With House Democrats passing two major gun control bills, the push for gun control moves to the Senate. With all the Senate Democrats and some Republicans supporting more gun control, whether gun control passes Congress depends on if the Senator Joe Manchin (D-WV) keeps his promise to maintain the filibuster.
But Manchin is wobbling on that promise. While he previously said that he would “never” undo the filibuster, he apparently is willing to change the rules on what constitutes a filibuster.
On Sunday, Sen. Joe Manchin (D-WV), a longtime defender of the filibuster, signaled that he might nevertheless be open to filibuster reforms that could make it easier for Democrats to advance their legislative agenda. . . .Cameron Peters, “Joe Manchin opens the door to filibuster reform,” Vox, March 7, 2021.
This past Sunday Mr. Manchin modulated the word “never.” On NBC’s “Meet the Press,” he said he was open to changing the process, maybe by bringing back the “talking filibuster,” which requires senators to stand on the floor to keep a bill from moving. “Now if you want to make it a little bit more painful, make him stand there and talk, I’m willing to look at it any way we can,” Mr. Manchin said (emphasis mine). . . .
Don’t underestimate how big a door he opened. The “reform” Mr. Manchin floated on Sunday would at least preserve the 60-vote filibuster threshold, to which he says he is committed. Under a traditional “talking filibuster,” a GOP minority would need to keep a rotation of senators on the floor. . . .Kimberly Strassel, “Joe Manchin’s Filibuster Test,” Wall Street Journal, March 12, 2021.

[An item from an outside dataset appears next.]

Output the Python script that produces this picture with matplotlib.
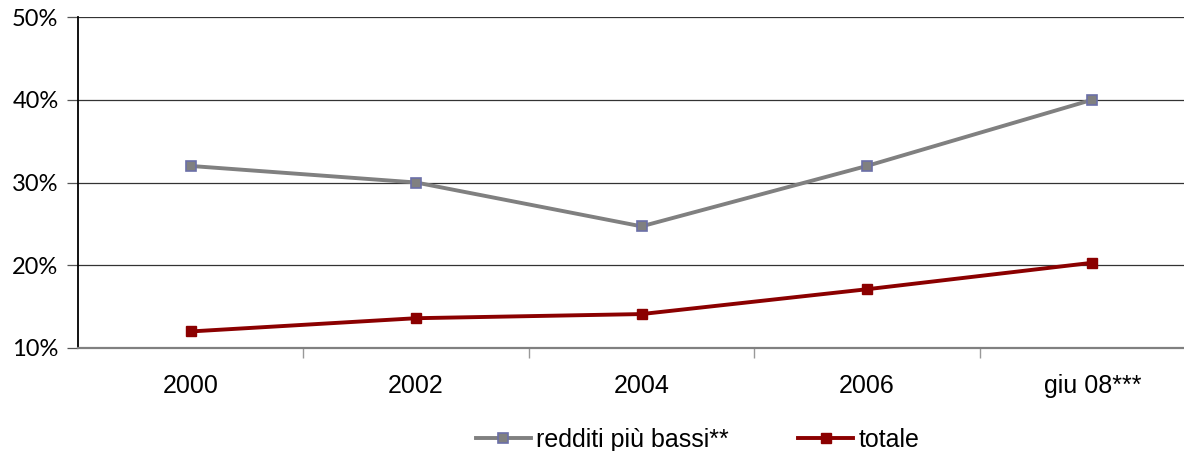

After Manchin talked about changing how the filibuster is run to make it more difficult to do it, Democrats on cue started to support the same changes. Biden came out for the same rule change on March 16th.
President Biden said Tuesday he would support changing the Senate‘s filibuster rules to require a senator to hold the floor in order to block legislation from moving forward.
“I don’t think that you have to eliminate the filibuster — you have to do it what it used to be when I first got to the Senate back in the old days,” Mr. Biden told ABC News. “You had to stand up and command the floor and you had to keep talking.”David Sherfinski, “Biden says he supports changes to filibuster,” The Washington Times – Tuesday, March 16, 2021
Other Senators are also flipping on the issue and coming out for the same change this week. After the Democrats took control of the Senate, Senator Dick Durbin (D-IL) had this change of heart, and he also supports the same change that Manchin wants.
In a 2018 interview with ABC News, Durbin was asked about getting rid of the filibuster but took the opposite stance on the issue, saying that nixing the filibuster “would be the end of the Senate” as the Founding Fathers designed it to be.
The Illinois senator also said that the Senate has to “acknowledge our respect” for the minority party and that the Senate attempts to accomplish that through its “composition” and “procedure.”
“Well, I can tell you that would be the end of the Senate as it was originally devised and created going back to our Founding Fathers,” he said. “We have to acknowledge our respect for the minority, and that is what the Senate tries to do in its composition and in its procedure.”
The Illinois senator previously signaled in a January interview that he was “of course” open to abolishing the filibuster to circumvent Republican opposition.
“The American people want us to take action,” he said. “Action on this pandemic, action on this economy … and if this filibuster has now become so common in the Senate that we can’t act, that we just sit their helpless, shame on us. Of course, we should consider a change in the rule under those circumstances.”Houston Keene. “Dick Durbin said killing filibuster ‘would be the end of the Senate’ before flip-flopping,” Fox News, March 16, 2021.
Senator Kyrsten Sinema (D-AZ) has also previously signaled her opposition to eliminating the filibuster, but most of the focus is on Manchin on the presumption that he is the linchpin behind whether we keep the filibuster.